Specifically, three of its Boeing 787-8 Dreamliners were out of service due to global supply chain disruptions and engine availability challenges.

The setback comes just a year after KQ had broken a decade-long streak of losses, reporting a half-year profit of Sh513 million and a full-year net profit of Sh5.4 billion in 2023—the first in more than ten years.

“The first half of 2025 was defined by industry-wide challenges that directly impacted our performance, particularly the grounding of three of our aircraft,” said Chief ExecutiveAllan Kilavuka, terming the poor performance as a temporary setback.

“Aviation is cyclical, and these headwinds that we are facing are temporary and do not reflect on the fundamentals of the business. Demand for African travel is rising, and KQ is in the middle of it … the focus is that by 2026 we will have the full fleet available.”

He explained that the carrier operates nine Dreamliners, and grounding three of them represented 33 per cent of the airline’s wide-body fleet.

One of the aircraft that had been grounded resumed service in July, and the airline expects the other two to be in operation by the end of this year.
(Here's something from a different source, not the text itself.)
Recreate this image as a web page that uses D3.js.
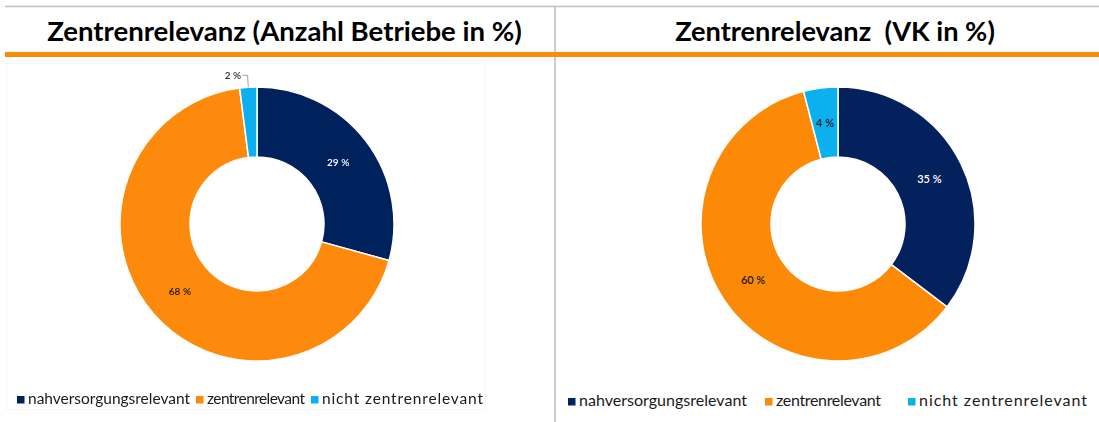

Over the half, KQ’s revenues dropped 19 per cent to Sh74.5 billion from Sh91.49 billion it made over a similar half in 2024.

Due to the grounding of the aircraft, the airline’s operating costs declined 10.5 per cent to Sh80.74 billion from Sh90.19 billion in the first half of last year.

Due to a drop in capacity, the number of passengers that the carrier ferried dropped 14 per cent. Also affected were cargo volumes, which dropped eight per cent on account of limited capacity on both the passenger aircraft and freighters.

This year, KQ has also had to face angry customers who have, in recent months, complained of an increase in flight delays and cancellations, which Kilavuka attributed to the grounded planes.

“We have a tight network because of grounded aircraft, and when there is a slight hitch on one, it affects the rest of the network. There are also no spare parts available to address the hitch; this has a snowball effect,” he said.

“We are rejigging the network to create flexibility, but there are also other factors that compound our operations. These will be fully addressed when we bring our aircraft.”

Kilavuka explained that due to bottlenecks in the global supply chains as well as increased demand for aviation parts following rising demand for travel, the wait for an engine to be overhauled had increased to over 120 days, noting this is a lot more than “we have seen in the past”.

He also decried the high costs it takes to undertake an engine overhaul at about $15 million (Sh2 billion), which the carrier is barely in a position to finance.

Kilavuka also said the carrier is looking to raise at least $500 million (Sh64.5 billion) in capital from shareholders, which is expected to resolve some of the challenges that the carrier is experiencing and enable it to drive growth and profitability.